MATT CONNORS: POSITIONS
June 21 – August 9, 2024
Opening reception: Friday, June 21, 2024, 6-7:30pm
Ortuzar Projects is pleased to present Positions, the gallery’s first solo exhibition with New York and Los Angeles-based artist Matt Connors (b. 1973).
In a series of new drawings and paintings in acrylic and oil, Connors continues his experimentations in abstraction, transforming images from the world around him through fragmentation, accumulation, shifts in color and scale, and distortions in perspective. The exhibition title, Positions, could be interpreted along the lines of “taking a side,” whether that be politically or artistically. While Connors is known for both his longstanding commitment to abstraction and engagement with matters outside the realm of art, his paintings may be characterized precisely by their ambiguity. Pulling details freely from textiles, pottery shards, stencils, found images, or elements from graphic design, Connors’ work dialogues as much with questions of formalism as it does with the photographic or referential.
Taking a position requires having a point of view; a positionality, so to speak, that implies an active participation and reciprocal engagement with the world. The plurality of the title is reflected in Connors recursive, open-ended process, in which paintings or drawings in the studio become studies for further compositions and references are abandoned mid-painting as guides. In Macaw Shard with Void (2024), Connors begins through observational study of a glazed pottery shard designed by Clarice Cliff, the art-deco English ceramicist known for her vividly patterned designs. Shrapnel from a past cultural moment, these fragments’ cheerful palette is less nostalgic than anachronistic, odd. With thickly built-up surfaces, these new paintings have an accumulative density that at times collapses in on itself. In many instances this takes the form of a black hole that seems to puncture the composition, obliterating the underpainting on top of which it lies.

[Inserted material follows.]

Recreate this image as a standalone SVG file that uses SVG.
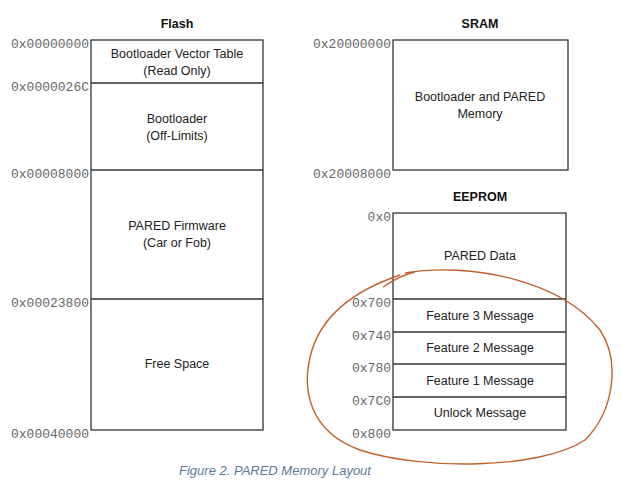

To hide from view or to obfuscate is an exercise in longing, in desire. Positions, of course, has an erotics to it. The many positions one can take with another implies a durational game, a flip-flopping between, a movement through, as well as a settling into. In works such as Erik’s (sic) Trip (2024), Connors’ application of paint is neither expressionistic nor a faithful transcription of a source image, existing obliquely as both paint and more than paint, or perhaps as an attunement to the difference. As opposed to the often-cold remove of modernism, Connors’ paintings are of the world, correlating the pleasure of the painterly process with that of seeing, noticing, selecting, touching, turning over and transforming. His practice systematically archives an ongoing train of thought, a conversation between the artist and the world of images, objects, and ideas around him that is deeply personal, social, and ever-changing.
Matt Connors received a B.F.A. from Bennington College, Vermont (1995) and an M.F.A. from Yale University, New Haven (2006). Earlier this year he was the subject of a solo exhibition at Goldsmiths CCA, Finding Aid, in which he placed his work in dialogue with that of twenty-two other artists. Connors was included in the Whitney Biennial 2022: Quiet as It’s Kept. Solo exhibitions include Tune, Herald Street, London (2023); Finder, the Modern Institute, Glasgow (2023); Body Forth (with Ryan Preciado), Canada, New York (2022); Swap, Xavier Hufkins, Brussels (2021); Impressionism, MoMA PS1, New York (2012); and Gas...Telephone...One Hundred Thousand Rubles, Kunsthalle Düsseldorf, Germany (2011). His work is in the collections of the Museum of Modern Art, New York, New York; Walker Arts Center, Minneapolis; Hammer Museum, Los Angeles; Dallas Museum of Art, Texas; San Antonio Museum of Art, Texas; and National Gallery of Art, Canberra, Australia, among others. Connors received a 2012 John Simon Guggenheim Memorial Foundation Fellowship, was a 2015 Artist in Residence at the Chinati Foundation in Marfa, Texas, and most recently, was awarded the Award of Merit Medal in Painting at the 2024 American Academy of Arts and Letters Awards.